• _SOURCE MATERIAL_
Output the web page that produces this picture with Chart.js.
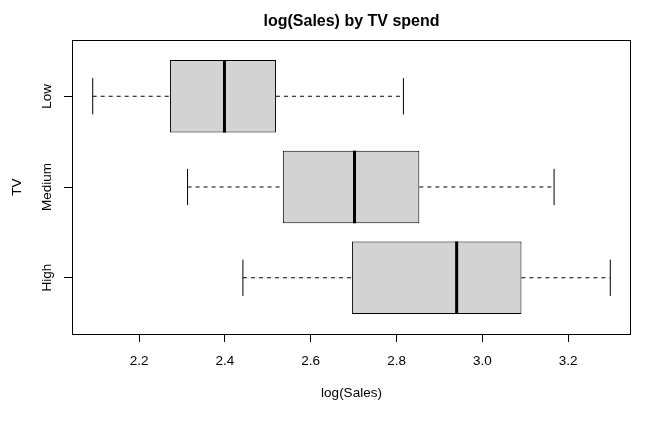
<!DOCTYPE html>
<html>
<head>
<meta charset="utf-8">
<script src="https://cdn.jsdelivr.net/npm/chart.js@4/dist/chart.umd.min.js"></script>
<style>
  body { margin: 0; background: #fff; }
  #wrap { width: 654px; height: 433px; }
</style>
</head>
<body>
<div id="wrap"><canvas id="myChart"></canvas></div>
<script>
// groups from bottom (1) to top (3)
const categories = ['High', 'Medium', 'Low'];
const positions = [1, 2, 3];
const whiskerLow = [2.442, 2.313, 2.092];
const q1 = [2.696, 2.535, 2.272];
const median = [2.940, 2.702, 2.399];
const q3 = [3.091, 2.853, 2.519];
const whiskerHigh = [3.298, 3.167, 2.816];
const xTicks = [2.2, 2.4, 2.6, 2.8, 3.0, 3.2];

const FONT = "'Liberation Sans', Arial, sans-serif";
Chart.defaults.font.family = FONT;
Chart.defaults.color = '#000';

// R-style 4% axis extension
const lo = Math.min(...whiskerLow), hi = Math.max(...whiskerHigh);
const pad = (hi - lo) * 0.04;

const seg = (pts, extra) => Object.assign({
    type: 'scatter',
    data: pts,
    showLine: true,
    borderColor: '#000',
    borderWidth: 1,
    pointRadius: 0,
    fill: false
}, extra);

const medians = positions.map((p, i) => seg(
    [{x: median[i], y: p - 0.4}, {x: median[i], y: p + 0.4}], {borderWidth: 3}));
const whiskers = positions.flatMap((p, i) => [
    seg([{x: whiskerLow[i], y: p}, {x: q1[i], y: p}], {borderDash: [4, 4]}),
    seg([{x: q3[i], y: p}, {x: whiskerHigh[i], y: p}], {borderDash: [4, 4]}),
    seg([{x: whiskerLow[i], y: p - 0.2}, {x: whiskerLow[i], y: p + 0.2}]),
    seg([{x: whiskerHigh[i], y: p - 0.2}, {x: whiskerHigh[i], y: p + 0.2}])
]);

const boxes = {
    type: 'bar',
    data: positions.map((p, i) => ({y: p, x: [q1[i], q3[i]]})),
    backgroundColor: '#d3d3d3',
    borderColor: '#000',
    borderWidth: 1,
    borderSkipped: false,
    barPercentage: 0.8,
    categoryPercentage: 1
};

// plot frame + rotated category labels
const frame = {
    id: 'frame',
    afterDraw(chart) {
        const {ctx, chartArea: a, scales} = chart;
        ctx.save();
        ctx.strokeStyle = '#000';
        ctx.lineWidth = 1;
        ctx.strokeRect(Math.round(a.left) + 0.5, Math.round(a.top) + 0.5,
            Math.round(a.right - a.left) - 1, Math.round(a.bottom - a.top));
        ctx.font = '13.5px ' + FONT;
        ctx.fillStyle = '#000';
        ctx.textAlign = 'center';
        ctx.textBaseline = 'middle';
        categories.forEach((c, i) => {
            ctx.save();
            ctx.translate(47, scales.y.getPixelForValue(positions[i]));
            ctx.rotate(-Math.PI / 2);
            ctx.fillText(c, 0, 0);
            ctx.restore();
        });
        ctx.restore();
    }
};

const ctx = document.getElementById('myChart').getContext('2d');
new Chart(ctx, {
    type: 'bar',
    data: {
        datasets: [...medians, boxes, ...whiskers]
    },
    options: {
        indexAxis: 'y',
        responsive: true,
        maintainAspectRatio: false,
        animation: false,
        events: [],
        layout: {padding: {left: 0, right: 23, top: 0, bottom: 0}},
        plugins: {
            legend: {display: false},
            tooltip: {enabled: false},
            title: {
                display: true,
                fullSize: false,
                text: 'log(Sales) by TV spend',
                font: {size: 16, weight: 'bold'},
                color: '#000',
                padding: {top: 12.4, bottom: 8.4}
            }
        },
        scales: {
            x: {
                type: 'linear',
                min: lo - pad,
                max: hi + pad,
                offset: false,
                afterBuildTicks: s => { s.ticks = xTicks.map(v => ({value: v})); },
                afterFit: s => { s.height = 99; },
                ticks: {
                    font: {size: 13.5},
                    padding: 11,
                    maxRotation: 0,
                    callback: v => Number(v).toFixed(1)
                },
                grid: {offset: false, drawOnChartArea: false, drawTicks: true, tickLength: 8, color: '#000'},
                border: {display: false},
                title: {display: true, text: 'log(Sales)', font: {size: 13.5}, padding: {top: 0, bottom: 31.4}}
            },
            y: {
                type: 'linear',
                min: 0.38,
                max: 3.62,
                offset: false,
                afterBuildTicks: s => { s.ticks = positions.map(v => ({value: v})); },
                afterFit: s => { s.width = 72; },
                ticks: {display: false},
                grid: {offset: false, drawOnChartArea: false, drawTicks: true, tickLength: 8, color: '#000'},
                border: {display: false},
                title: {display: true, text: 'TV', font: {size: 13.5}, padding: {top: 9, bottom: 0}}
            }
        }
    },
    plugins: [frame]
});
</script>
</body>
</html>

• _GIVEN INSTRUCTION_
Leave out the pictures and reproduce the rest of the listing exactly.

• _PROBLEM SOLUTION_
Output the web page that produces this picture with Chart.js.
<!DOCTYPE html>
<html>
<head>
<meta charset="utf-8">
<script src="https://cdn.jsdelivr.net/npm/chart.js@4/dist/chart.umd.min.js"></script>
<style>
  body { margin: 0; background: #fff; }
  #wrap { width: 654px; height: 433px; }
</style>
</head>
<body>
<div id="wrap"><canvas id="myChart"></canvas></div>
<script>
// groups from bottom (1) to top (3)
const categories = ['High', 'Medium', 'Low'];
const positions = [1, 2, 3];
const whiskerLow = [2.442, 2.313, 2.092];
const q1 = [2.696, 2.535, 2.272];
const median = [2.940, 2.702, 2.399];
const q3 = [3.091, 2.853, 2.519];
const whiskerHigh = [3.298, 3.167, 2.816];
const xTicks = [2.2, 2.4, 2.6, 2.8, 3.0, 3.2];

const FONT = "'Liberation Sans', Arial, sans-serif";
Chart.defaults.font.family = FONT;
Chart.defaults.color = '#000';

// R-style 4% axis extension
const lo = Math.min(...whiskerLow), hi = Math.max(...whiskerHigh);
const pad = (hi - lo) * 0.04;

const seg = (pts, extra) => Object.assign({
    type: 'scatter',
    data: pts,
    showLine: true,
    borderColor: '#000',
    borderWidth: 1,
    pointRadius: 0,
    fill: false
}, extra);

const medians = positions.map((p, i) => seg(
    [{x: median[i], y: p - 0.4}, {x: median[i], y: p + 0.4}], {borderWidth: 3}));
const whiskers = positions.flatMap((p, i) => [
    seg([{x: whiskerLow[i], y: p}, {x: q1[i], y: p}], {borderDash: [4, 4]}),
    seg([{x: q3[i], y: p}, {x: whiskerHigh[i], y: p}], {borderDash: [4, 4]}),
    seg([{x: whiskerLow[i], y: p - 0.2}, {x: whiskerLow[i], y: p + 0.2}]),
    seg([{x: whiskerHigh[i], y: p - 0.2}, {x: whiskerHigh[i], y: p + 0.2}])
]);

const boxes = {
    type: 'bar',
    data: positions.map((p, i) => ({y: p, x: [q1[i], q3[i]]})),
    backgroundColor: '#d3d3d3',
    borderColor: '#000',
    borderWidth: 1,
    borderSkipped: false,
    barPercentage: 0.8,
    categoryPercentage: 1
};

// plot frame + rotated category labels
const frame = {
    id: 'frame',
    afterDraw(chart) {
        const {ctx, chartArea: a, scales} = chart;
        ctx.save();
        ctx.strokeStyle = '#000';
        ctx.lineWidth = 1;
        ctx.strokeRect(Math.round(a.left) + 0.5, Math.round(a.top) + 0.5,
            Math.round(a.right - a.left) - 1, Math.round(a.bottom - a.top));
        ctx.font = '13.5px ' + FONT;
        ctx.fillStyle = '#000';
        ctx.textAlign = 'center';
        ctx.textBaseline = 'middle';
        categories.forEach((c, i) => {
            ctx.save();
            ctx.translate(47, scales.y.getPixelForValue(positions[i]));
            ctx.rotate(-Math.PI / 2);
            ctx.fillText(c, 0, 0);
            ctx.restore();
        });
        ctx.restore();
    }
};

const ctx = document.getElementById('myChart').getContext('2d');
new Chart(ctx, {
    type: 'bar',
    data: {
        datasets: [...medians, boxes, ...whiskers]
    },
    options: {
        indexAxis: 'y',
        responsive: true,
        maintainAspectRatio: false,
        animation: false,
        events: [],
        layout: {padding: {left: 0, right: 23, top: 0, bottom: 0}},
        plugins: {
            legend: {display: false},
            tooltip: {enabled: false},
            title: {
                display: true,
                fullSize: false,
                text: 'log(Sales) by TV spend',
                font: {size: 16, weight: 'bold'},
                color: '#000',
                padding: {top: 12.4, bottom: 8.4}
            }
        },
        scales: {
            x: {
                type: 'linear',
                min: lo - pad,
                max: hi + pad,
                offset: false,
                afterBuildTicks: s => { s.ticks = xTicks.map(v => ({value: v})); },
                afterFit: s => { s.height = 99; },
                ticks: {
                    font: {size: 13.5},
                    padding: 11,
                    maxRotation: 0,
                    callback: v => Number(v).toFixed(1)
                },
                grid: {offset: false, drawOnChartArea: false, drawTicks: true, tickLength: 8, color: '#000'},
                border: {display: false},
                title: {display: true, text: 'log(Sales)', font: {size: 13.5}, padding: {top: 0, bottom: 31.4}}
            },
            y: {
                type: 'linear',
                min: 0.38,
                max: 3.62,
                offset: false,
                afterBuildTicks: s => { s.ticks = positions.map(v => ({value: v})); },
                afterFit: s => { s.width = 72; },
                ticks: {display: false},
                grid: {offset: false, drawOnChartArea: false, drawTicks: true, tickLength: 8, color: '#000'},
                border: {display: false},
                title: {display: true, text: 'TV', font: {size: 13.5}, padding: {top: 9, bottom: 0}}
            }
        }
    },
    plugins: [frame]
});
</script>
</body>
</html>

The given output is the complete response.